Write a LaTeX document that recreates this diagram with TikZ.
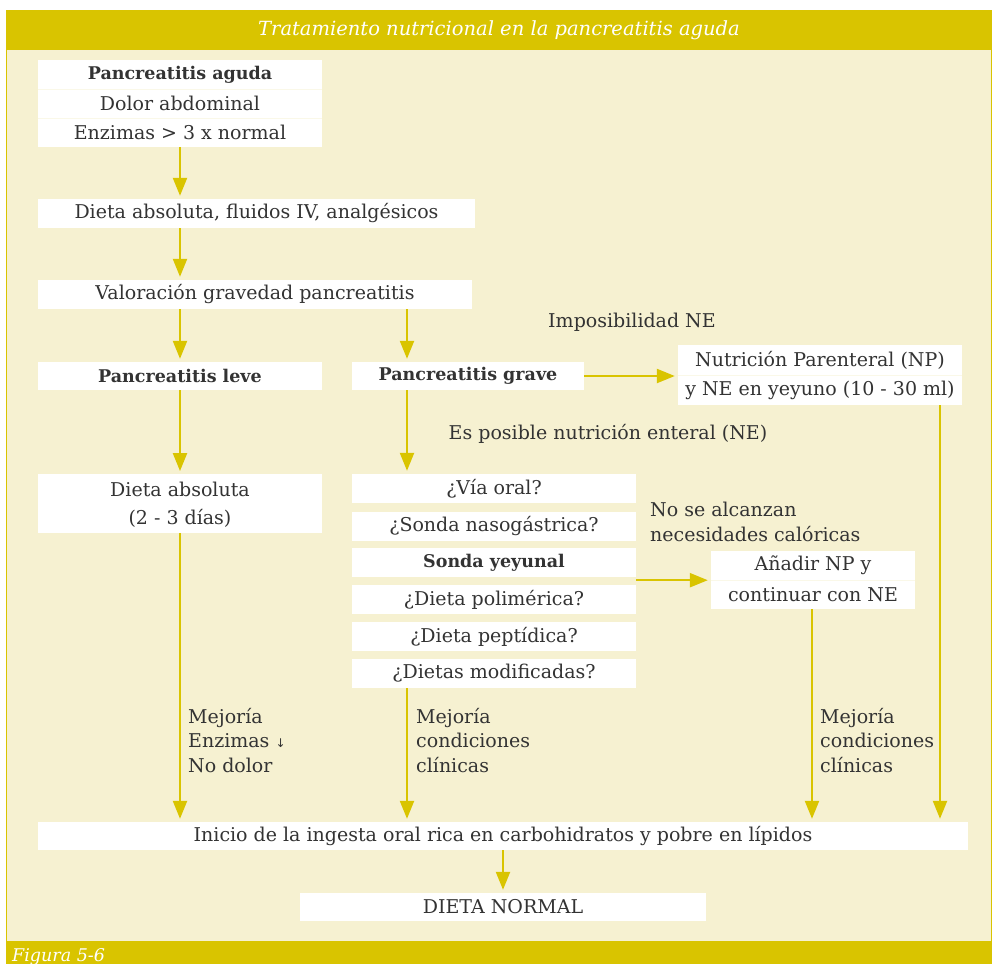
\documentclass[tikz,border=0pt]{standalone}
\usepackage{fontspec}
\setmainfont{DejaVu Serif}
\newfontfamily\arrowfont{DejaVu Sans}
\usetikzlibrary{arrows.meta,calc}
\definecolor{gold}{HTML}{D9C400}
\definecolor{cream}{HTML}{F6F1D1}
\definecolor{ink}{HTML}{333333}
\newcommand{\bodyfont}{\fontsize{19}{24.5}\selectfont}
\tikzset{
  box/.style={fill=white, inner sep=0pt, minimum height=29pt, text=ink,
    font=\bodyfont, anchor=center},
  strongbox/.style={box, font=\fontsize{17.5}{21}\selectfont\bfseries},
  flow/.style={draw=gold, line width=2.3pt,
    -{Triangle[length=18pt,width=14pt]}, shorten >=3pt},
  note/.style={text=ink, font=\bodyfont, inner sep=0pt, align=left,
    anchor=north west},
  rowline/.style={draw=cream!50, line width=0.6pt},
}
\begin{document}
\begin{tikzpicture}[x=1pt, y=-1pt]
  % page and frame
  \fill[white] (0,0) rectangle (994,964);
  \useasboundingbox (0,0) rectangle (994,964);
  \fill[gold] (6,10) rectangle (992,964);
  \fill[cream] (7.2,50) rectangle (990.8,941);
  \node[text=white, inner sep=0pt, font=\fontsize{19.5}{21}\selectfont\itshape]
    (title) at (499,30) {Tratamiento nutricional en la pancreatitis aguda};
  \node[text=white, inner sep=0pt, anchor=base west,
    font=\fontsize{17.5}{21}\selectfont\itshape]
    (fig) at (12,961) {Figura 5-6};

  % column positions of the vertical connectors
  \coordinate (colL) at (180,0);
  \coordinate (colB) at (407,0);
  \coordinate (colC) at (812,0);
  \coordinate (colD) at (940,0);
  \coordinate (colE) at (503,0);

  % left column
  \node[strongbox, minimum width=284] (pa1) at (180,74.5) {Pancreatitis aguda};
  \node[box, minimum width=284] (pa2) at (180,103.5) {Dolor abdominal};
  \node[box, minimum width=284] (pa3) at (180,132.5) {Enzimas > 3 x normal};
  \draw[rowline] (pa1.south west) -- (pa1.south east);
  \draw[rowline] (pa2.south west) -- (pa2.south east);

  \node[box, minimum width=437] (diet) at (256.5,213.5)
    {Dieta absoluta, fluidos IV, analgésicos};
  \node[box, minimum width=434] (val) at (255,294.5)
    {Valoración gravedad pancreatitis};

  \node[strongbox, minimum width=284, minimum height=28] (leve) at (180,376)
    {Pancreatitis leve};
  \node[strongbox, minimum width=232, minimum height=28] (grave) at (468,376)
    {Pancreatitis grave};

  \node[box, minimum width=284, minimum height=30] (np1) at (820,360)
    {Nutrición Parenteral (NP)};
  \node[box, minimum width=284, minimum height=30] (np2) at (820,390)
    {y NE en yeyuno (10 - 30 ml)};
  \draw[rowline] (np1.south west) -- (np1.south east);

  \node[box, minimum width=284, minimum height=29.5] (dab1) at (180,489)
    {Dieta absoluta};
  \node[box, minimum width=284, minimum height=29.5] (dab2) at (180,518)
    {(2 - 3 días)};

  % enteral route options
  \node[box, minimum width=284] (r1) at (494,488.5) {¿Vía oral?};
  \node[box, minimum width=284] (r2) at (494,526.5) {¿Sonda nasogástrica?};
  \node[strongbox, minimum width=284, minimum height=29] (r3) at (494,562.5) {Sonda yeyunal};
  \node[box, minimum width=284] (r4) at (494,599.5) {¿Dieta polimérica?};
  \node[box, minimum width=284] (r5) at (494,636.5) {¿Dieta peptídica?};
  \node[box, minimum width=284] (r6) at (494,673.5) {¿Dietas modificadas?};

  \node[box, minimum width=204] (an1) at (813,565.5) {Añadir NP y};
  \node[box, minimum width=204] (an2) at (813,594.5) {continuar con NE};
  \draw[rowline] (an1.south west) -- (an1.south east);

  \node[box, minimum width=930, minimum height=28] (ini) at (503,836)
    {Inicio de la ingesta oral rica en carbohidratos y pobre en lípidos};
  \node[box, minimum width=406, minimum height=28] (norm) at (503,907)
    {DIETA NORMAL};

  % connectors
  \draw[flow] (pa3.south -| colL) -- (diet.north -| colL);
  \draw[flow] (diet.south -| colL) -- (val.north -| colL);
  \draw[flow] (val.south -| colL) -- (leve.north -| colL);
  \draw[flow] (val.south -| colB) -- (grave.north -| colB);
  \draw[flow] (grave.east) -- (grave.east -| np1.west);
  \draw[flow] (grave.south -| colB) -- (r1.north -| colB);
  \draw[flow] (leve.south -| colL) -- (dab1.north -| colL);
  \draw[flow] (dab2.south -| colL) -- (ini.north -| colL);
  \draw[flow] (r6.south -| colB) -- (ini.north -| colB);
  \draw[flow] (r1.east |- an1.south) -- (an1.south west);
  \draw[flow] (an2.south -| colC) -- (ini.north -| colC);
  \draw[flow] (np2.south -| colD) -- (ini.north -| colD);
  \draw[flow] (ini.south -| colE) -- (norm.north -| colE);

  % connector labels
  \node[text=ink, font=\bodyfont, inner sep=0pt] (lab1) at (632,322) {Imposibilidad NE};
  \node[text=ink, font=\bodyfont, inner sep=0pt] (lab2) at (608,434)
    {Es posible nutrición enteral (NE)};
  \node[note] (lab3) at (650,502) {No se alcanzan\\necesidades calóricas};
  \node[note] (lab4) at (188,708)
    {Mejoría\\Enzimas {\arrowfont\fontsize{12}{12}\selectfont ↓}\\No dolor};
  \node[note] (lab5) at (416,708) {Mejoría\\condiciones\\clínicas};
  \node[note] (lab6) at (820,708) {Mejoría\\condiciones\\clínicas};
\end{tikzpicture}
\end{document}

◆ ◆ ◆ ◆ ◆ ◆ ◆

What you have to do
Repeat the material above word for word, please, apart from its images.

Task solution
Write a LaTeX document that recreates this diagram with TikZ.
\documentclass[tikz,border=0pt]{standalone}
\usepackage{fontspec}
\setmainfont{DejaVu Serif}
\newfontfamily\arrowfont{DejaVu Sans}
\usetikzlibrary{arrows.meta,calc}
\definecolor{gold}{HTML}{D9C400}
\definecolor{cream}{HTML}{F6F1D1}
\definecolor{ink}{HTML}{333333}
\newcommand{\bodyfont}{\fontsize{19}{24.5}\selectfont}
\tikzset{
  box/.style={fill=white, inner sep=0pt, minimum height=29pt, text=ink,
    font=\bodyfont, anchor=center},
  strongbox/.style={box, font=\fontsize{17.5}{21}\selectfont\bfseries},
  flow/.style={draw=gold, line width=2.3pt,
    -{Triangle[length=18pt,width=14pt]}, shorten >=3pt},
  note/.style={text=ink, font=\bodyfont, inner sep=0pt, align=left,
    anchor=north west},
  rowline/.style={draw=cream!50, line width=0.6pt},
}
\begin{document}
\begin{tikzpicture}[x=1pt, y=-1pt]
  % page and frame
  \fill[white] (0,0) rectangle (994,964);
  \useasboundingbox (0,0) rectangle (994,964);
  \fill[gold] (6,10) rectangle (992,964);
  \fill[cream] (7.2,50) rectangle (990.8,941);
  \node[text=white, inner sep=0pt, font=\fontsize{19.5}{21}\selectfont\itshape]
    (title) at (499,30) {Tratamiento nutricional en la pancreatitis aguda};
  \node[text=white, inner sep=0pt, anchor=base west,
    font=\fontsize{17.5}{21}\selectfont\itshape]
    (fig) at (12,961) {Figura 5-6};

  % column positions of the vertical connectors
  \coordinate (colL) at (180,0);
  \coordinate (colB) at (407,0);
  \coordinate (colC) at (812,0);
  \coordinate (colD) at (940,0);
  \coordinate (colE) at (503,0);

  % left column
  \node[strongbox, minimum width=284] (pa1) at (180,74.5) {Pancreatitis aguda};
  \node[box, minimum width=284] (pa2) at (180,103.5) {Dolor abdominal};
  \node[box, minimum width=284] (pa3) at (180,132.5) {Enzimas > 3 x normal};
  \draw[rowline] (pa1.south west) -- (pa1.south east);
  \draw[rowline] (pa2.south west) -- (pa2.south east);

  \node[box, minimum width=437] (diet) at (256.5,213.5)
    {Dieta absoluta, fluidos IV, analgésicos};
  \node[box, minimum width=434] (val) at (255,294.5)
    {Valoración gravedad pancreatitis};

  \node[strongbox, minimum width=284, minimum height=28] (leve) at (180,376)
    {Pancreatitis leve};
  \node[strongbox, minimum width=232, minimum height=28] (grave) at (468,376)
    {Pancreatitis grave};

  \node[box, minimum width=284, minimum height=30] (np1) at (820,360)
    {Nutrición Parenteral (NP)};
  \node[box, minimum width=284, minimum height=30] (np2) at (820,390)
    {y NE en yeyuno (10 - 30 ml)};
  \draw[rowline] (np1.south west) -- (np1.south east);

  \node[box, minimum width=284, minimum height=29.5] (dab1) at (180,489)
    {Dieta absoluta};
  \node[box, minimum width=284, minimum height=29.5] (dab2) at (180,518)
    {(2 - 3 días)};

  % enteral route options
  \node[box, minimum width=284] (r1) at (494,488.5) {¿Vía oral?};
  \node[box, minimum width=284] (r2) at (494,526.5) {¿Sonda nasogástrica?};
  \node[strongbox, minimum width=284, minimum height=29] (r3) at (494,562.5) {Sonda yeyunal};
  \node[box, minimum width=284] (r4) at (494,599.5) {¿Dieta polimérica?};
  \node[box, minimum width=284] (r5) at (494,636.5) {¿Dieta peptídica?};
  \node[box, minimum width=284] (r6) at (494,673.5) {¿Dietas modificadas?};

  \node[box, minimum width=204] (an1) at (813,565.5) {Añadir NP y};
  \node[box, minimum width=204] (an2) at (813,594.5) {continuar con NE};
  \draw[rowline] (an1.south west) -- (an1.south east);

  \node[box, minimum width=930, minimum height=28] (ini) at (503,836)
    {Inicio de la ingesta oral rica en carbohidratos y pobre en lípidos};
  \node[box, minimum width=406, minimum height=28] (norm) at (503,907)
    {DIETA NORMAL};

  % connectors
  \draw[flow] (pa3.south -| colL) -- (diet.north -| colL);
  \draw[flow] (diet.south -| colL) -- (val.north -| colL);
  \draw[flow] (val.south -| colL) -- (leve.north -| colL);
  \draw[flow] (val.south -| colB) -- (grave.north -| colB);
  \draw[flow] (grave.east) -- (grave.east -| np1.west);
  \draw[flow] (grave.south -| colB) -- (r1.north -| colB);
  \draw[flow] (leve.south -| colL) -- (dab1.north -| colL);
  \draw[flow] (dab2.south -| colL) -- (ini.north -| colL);
  \draw[flow] (r6.south -| colB) -- (ini.north -| colB);
  \draw[flow] (r1.east |- an1.south) -- (an1.south west);
  \draw[flow] (an2.south -| colC) -- (ini.north -| colC);
  \draw[flow] (np2.south -| colD) -- (ini.north -| colD);
  \draw[flow] (ini.south -| colE) -- (norm.north -| colE);

  % connector labels
  \node[text=ink, font=\bodyfont, inner sep=0pt] (lab1) at (632,322) {Imposibilidad NE};
  \node[text=ink, font=\bodyfont, inner sep=0pt] (lab2) at (608,434)
    {Es posible nutrición enteral (NE)};
  \node[note] (lab3) at (650,502) {No se alcanzan\\necesidades calóricas};
  \node[note] (lab4) at (188,708)
    {Mejoría\\Enzimas {\arrowfont\fontsize{12}{12}\selectfont ↓}\\No dolor};
  \node[note] (lab5) at (416,708) {Mejoría\\condiciones\\clínicas};
  \node[note] (lab6) at (820,708) {Mejoría\\condiciones\\clínicas};
\end{tikzpicture}
\end{document}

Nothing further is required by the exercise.